The two rooms closest to the entrance will be familiar to anyone with an acquaintance with Freeman and Lowe’s bizarro aesthetic. The video store presents a menagerie of VHS tapes, DVDs and cassettes with hilarious titles including Let’s Have An Irish Party, Yogi Con Man and Because My Dad Looked Like Donald Duck. A few steps away, the bathroom features horrid wallpaper covered in a print of naked women, tchotchkes, a creepy closed circuit TV and an album by Kannon, fittingly titled Songs for the John. While amusing, it feels like the duo tread old ground in these two rooms, particularly when compared to the Rat Fink Room, which is deeper inside the installation.
The Rat Fink Room takes up the largest space in the installation. It projects a dimly lit, sleazy glamour. Portraits of Jackie Kannon and collages using the club’s rat mascot line the wood paneled walls. On one end of the room, there’s a stage with a singular microphone and on the other, a bar. Admittedly, a comedy club is pretty boring without comics (The New York Comedy Festival hosted a comedy series in the installation in November). But, as with many of Freeman and Lowe’s installations, the success of the Rat Fink Room is in the details. On the dark wood bar, there was a cup full of cocktail swizzle sticks emblazoned with the Rat Fink Room logo. With these minor and easily overlooked touches, it actually seemed as if I walked back in time. I could almost smell the stale cigarette smoke.
This uncanny realism made me feel an unexpected nostalgia for a club that I never heard of before visiting the show. Granted, recreations of New York clubs in an art context are nothing new. But, these revivals are typically much-loved shuttered spaces like CBGB’s. The Rat Fink Room doesn’t even have a Wikipedia page. From what I can find, its accessible written history consists of one blog post. What Freeman and Lowe achieve here is proof that New York’s frequent transitions can produce nostalgia for just about anywhere.
It’s also difficult to romanticize a venue run by the mafia. With the knowledge of its organized crime history, a looming sense of dread imbues the room. According to the press release, the club’s mobster owner Morris Levy recorded comics without their consent and if the performers disagreed with the illegally obtained albums, they’d receive threats. These weren’t necessarily simpler times. But, this history and the installation itself faithfully capture the ominous underbelly of old New York that appears far away from the chain store glitz of SoHo or the mass-produced kitsch of Little Italy.

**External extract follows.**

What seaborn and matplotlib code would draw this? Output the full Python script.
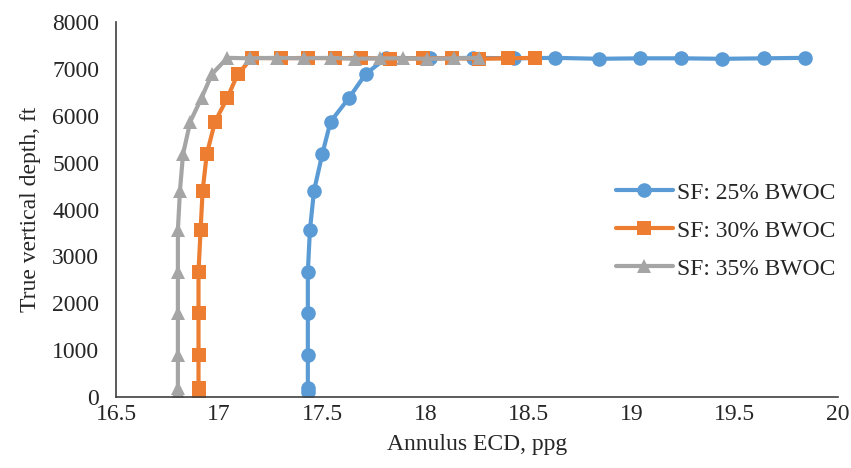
import matplotlib
matplotlib.use("Agg")
import matplotlib.pyplot as plt
import seaborn as sns
import pandas as pd

# %%
# Data (TVD in ft, ECD in ppg)
tvd = [120, 200, 900, 1790, 2675, 3560, 4400, 5180, 5870, 6380, 6885,
       7230, 7220, 7230, 7220, 7230, 7210, 7220, 7220, 7210, 7220, 7230]

ecd_25 = [17.43, 17.43, 17.43, 17.43, 17.43, 17.44, 17.46, 17.50, 17.54, 17.63, 17.71,
          17.81, 18.02, 18.23, 18.43, 18.63, 18.84, 19.04, 19.24, 19.44, 19.64, 19.84]
ecd_30 = [16.90, 16.90, 16.90, 16.90, 16.90, 16.91, 16.92, 16.94, 16.98, 17.04, 17.09,
          17.16, 17.30, 17.43, 17.56, 17.69, 17.83, 17.99, 18.13, 18.26, 18.40, 18.53]
ecd_35 = [16.80, 16.80, 16.80, 16.80, 16.80, 16.80, 16.81, 16.825, 16.86, 16.915, 16.965,
          17.04, 17.15, 17.28, 17.41, 17.54, 17.66, 17.78, 17.89, 18.01, 18.14, 18.26]

labels = ["SF: 25% BWOC", "SF: 30% BWOC", "SF: 35% BWOC"]
colors = ["#5B9BD5", "#ED7D31", "#A5A5A5"]

df = pd.concat([
    pd.DataFrame({"ECD": ecd, "TVD": tvd, "series": lab})
    for ecd, lab in zip([ecd_25, ecd_30, ecd_35], labels)
], ignore_index=True)

# %%
sns.set_style("white")
plt.rcParams["font.family"] = ["Liberation Serif", "DejaVu Serif"]
size = 17

fig = plt.figure(figsize=(8.51, 4.68), dpi=100)
ax = fig.add_axes([116 / 851, 1 - 397.3 / 468, (838 - 116) / 851, (397.3 - 21.7) / 468])

sns.lineplot(data=df, x="ECD", y="TVD", hue="series", style="series",
             hue_order=labels, style_order=labels, palette=colors,
             markers=["o", "s", "^"], dashes=False, sort=False, estimator=None,
             linewidth=3, markersize=10.5, markeredgewidth=0, ax=ax)

ax.set_xlim(16.5, 20)
ax.set_ylim(0, 8000)
ax.set_xticks([16.5, 17, 17.5, 18, 18.5, 19, 19.5, 20])
ax.set_xticklabels(["16.5", "17", "17.5", "18", "18.5", "19", "19.5", "20"])
ax.set_yticks(range(0, 8001, 1000))
ax.tick_params(length=0, labelsize=size)
ax.tick_params(axis="x", pad=5)
ax.tick_params(axis="y", pad=12)
ax.set_xlabel("Annulus ECD, ppg", fontsize=size, labelpad=6)
ax.set_ylabel("True vertical depth, ft", fontsize=size, labelpad=8)

for side in ["top", "right"]:
    ax.spines[side].set_visible(False)
for side in ["left", "bottom"]:
    ax.spines[side].set_color("#404040")
    ax.spines[side].set_linewidth(1.2)

ax.legend(frameon=False, fontsize=size, loc="upper left",
          bbox_to_anchor=(616 / 851, 1 - 182 / 468), bbox_transform=fig.transFigure,
          borderpad=0, borderaxespad=0, handlelength=2.4, handletextpad=0.2,
          labelspacing=0.7)

fig.savefig("out.png", dpi=100)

By revealing this disconnect between city’s past and present, Paranoia Man In A Rat Fink Room becomes much more than a historical fun house. The most significant part of the installation may have been unintentional. An open door from the Rat Fink Room led to an alleyway that separated Storefront for Art and Architecture’s original façade from Freeman and Lowe’s ad-riddled exterior. Filled with garbage and other refuse, this thin strip of sidewalk represented a strange middle ground between the old Rat Fink Room interior, the present Storefront façade and the new construction. Standing in it was like inhabiting three different time zones at once.
Not only did this transitional space resonate with New York’s changes, it also reminded me of the symbolic placement of Storefront within contemporary SoHo. Founded in 1982, the gallery harkens back to an earlier era when the neighborhood’s loft spaces were ideal locations for studios and experimental art spaces rather than chic boutiques. With Artists Space recently leaving their longtime Greene Street location, Storefront is one of the last bastions of the alternative arts movement left in the area–a relic much like the Rat Fink Room. Sometimes, it takes an art installation to point out just how valuable that is.